The amended version of the ad provided to The Associated Press by the Brobson campaign deletes a claim that “one of her largest donors is indicted by the FBI for political bribery” and adds more context about her role in a 2020 appeals ruling to say she cast the deciding vote and sided with the author of the majority opinion rather than the dissenting judge, who would have let the guilty plea stand.

Both versions of Brobson's ad say that in the 2020 Superior Court decision, McLaughlin “chose to void the guilty plea of a drunk driver who admitted to killing a pregnant woman and her unborn child.” In a case out of Blair County, McLaughlin and another judge ruled the defendant had been incorrectly advised by his lawyer about the elements of his crime.

The case was sent back to county court, where the defendant again pleaded guilty to homicide by vehicle and related offenses. He was never released from jail and is currently in state prison.

Brobson and McLaughlin are seeking to replace Republican Justice Thomas Saylor, who has reached mandatory retirement age.
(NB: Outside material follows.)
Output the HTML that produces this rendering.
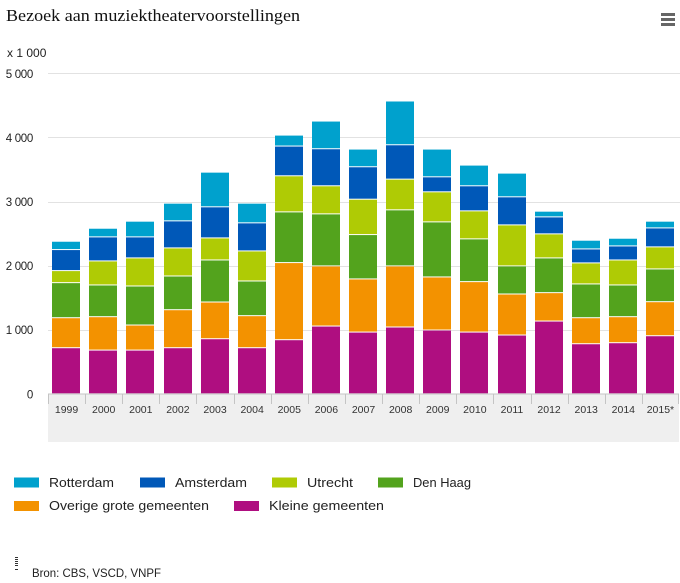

It's a race that has drawn millions in campaign donations, much of it used for television advertising.

McLaughlin campaign manager Celeste Dee confirmed the McLaughlin campaign lodged a complaint about the Brobson ad.
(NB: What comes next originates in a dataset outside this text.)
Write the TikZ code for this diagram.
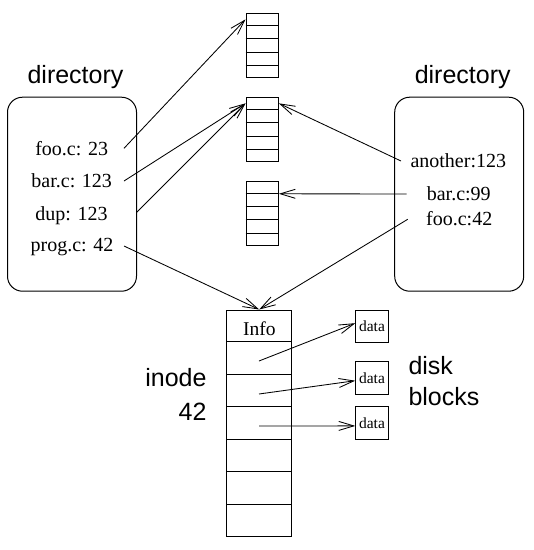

“I have done multiple, multiple statewide races, and I have never, ever seen such negative, untrue campaigning in all my life in a judicial campaign," Dee said. “It's why they're held to a higher standard — the judiciary should uphold the law.”

The court currently has a 5-2 Democratic majority so the contest will not significantly alter its partisan composition.

Judicial candidates are restricted by ethical rules about what they can say about particular cases, hot-button political issues or their opponents.

Filling that void has been a steady diet on television in recent weeks of third-party attacks ads, such as one by the Washington-based Republican State Leadership Committee that claims McLaughlin as a justice would worsen Philadelphia's murder statistics and put "Pennsylvania families at risk."

A Democratic Party-funded ad calls Brobson a “political hack” who “threw out thousands of legal votes” and urges voters to “protect your right to vote” by voting against him.

The claim is an apparent reference to Brobson’s participation in a 2-1 Commonwealth Court decision that more than 2,000 mail-in ballots should not be counted in a tight western Pennsylvania state Senate race because the voter did not write a date on the envelope. The state Supreme Court, in a 4-3 decision, later reversed that, throwing the election to the Democrat and raising protests from Republicans.

In recent days McLaughlin has put up an ad in markets across the state defending herself. She calls the attack ads false and misleading and “the same kind of politics that have dangerously divided us that we don’t need on our courts.”

“But sadly, my opponent is silent while his supporters lie and spend millions to buy the court,” McLaughlin's ad says. “And that silence says everything.”

Branstetter said Brobson “will not be goaded into breaking his word” regarding the bar association’s confidentiality requirement.

“Our campaign and Judge Brobson are gravely concerned that a process designed to sort out disputes between campaigns over advertisements in a confidential setting has been compromised. We respected and honored the process. Others have not,” Branstetter said in an email.